Ters ışıkda pozlama süresi kısaldıkça, fotoğraf daha çok siluet görünümü alır. Pozlama süresi uzadıkça, çekilen obje üzerindeki doku daha belirgin hale gelir. Arka fon esas alınarak yapılan pozlamalarda süre daha kısa olur ve arka fondaki doku daha belirgin olur. Obje üzerinden alınan pozlamalarda ise, obje üzerindeki doku  daha belirgin hale gelirken, arka fonda ciddi bir doku kaybı ve kimi zaman patlamalar meydana gelir. Ters ışıkda pozlama tercihi fotoğraf makinesine bırakıldığında, ışık açısından arka planda kalan bölge baskın olacağından, makine pozlamayı bu bölgeye göre yapacak ve siluet ağırlıklı fotoğraflar oluşacaktır. Obje üzerinde bir miktar doku görüntülemek istiyorsak, pozlamanın makinenin otomatik olarak verdiği değerden 1 veya 2 stop altında yapılmasında yarar vardır. Fotoğraf 5’de aynı yöntem kullanılarak, makinenin verdiği 1/1000 olan pozlama değeri yerine 1/500 değeri manuel olarak seçilmiş ve çocuğun elbisesi üzerindeki doku bir miktar belirginleştirilmiştir.

Fotoğraf - 6
Fotoğraf 6 (1/640 sn. – F/13) ise tamamen arka plan pozlanarak çekilmiştir. Arka plandan alınarak yapılan pozlama, bisikletli adamın tamamen siluet olarak çıkmasını sağlamıştır. Fotoğraf 5 ile karşılaştırdığımızda, bisikletli adam üzerinde hiçbir dokunun belirginleşmediği dikkatimizi çekmektedir. Bu fotoğrafta, bisikletin ve kullanan kişinin dış hatlarındaki detay ön plana çıkartılmak istendiğinden, pozlamanın doğru yapıldığı söylenebilir. Siluet çekimlerinde, çekilen obje siyah olarak fotoğrafa yansıdığından, fon rengi bu tip çekimlerde önem kazanmaktadır. Fotoğraf 6’daki gibi açık renk arka plan üzerinde yapılan kadrajlar, siluetin daha belirgin bir hale gelmesini sağlarken, Fotoğraf 5’deki gibi karışık ve koyu bir arka plan üzerinde yapılan kadrajda, arka plan ile objenin birbirlerine karışma riski meydana gelmektedir.

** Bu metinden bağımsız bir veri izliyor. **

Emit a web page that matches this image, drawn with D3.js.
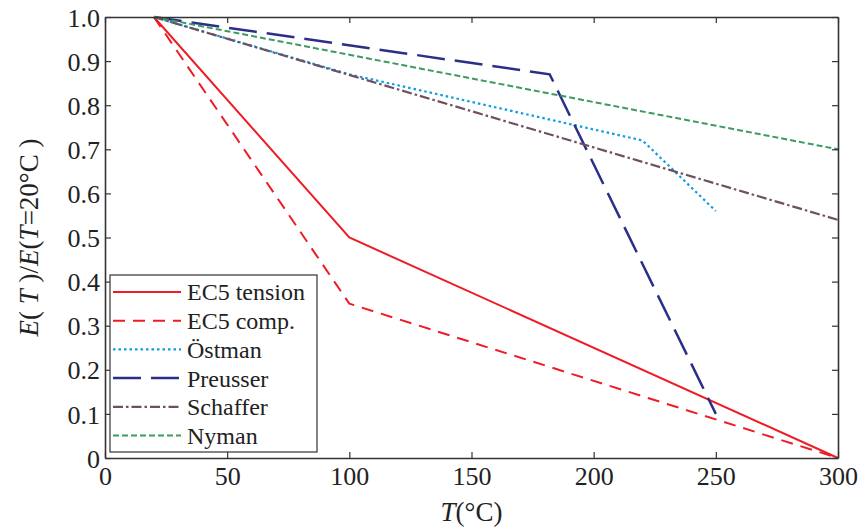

Fotoğrafı yaratan ışıktır. İyi bir fotoğraf, ışığın ne kadar bilinçli kullanıldığı ile doğrudan ilişkilidir. Doğal ışık kaynağımız güneşin en bol olduğu bu günlerde, ışığın bizleri yaratıcı fotoğraflara götüren en önemli etken olduğunu tekrar hatırlatıyor, bol fotoğraflı günler diliyorum.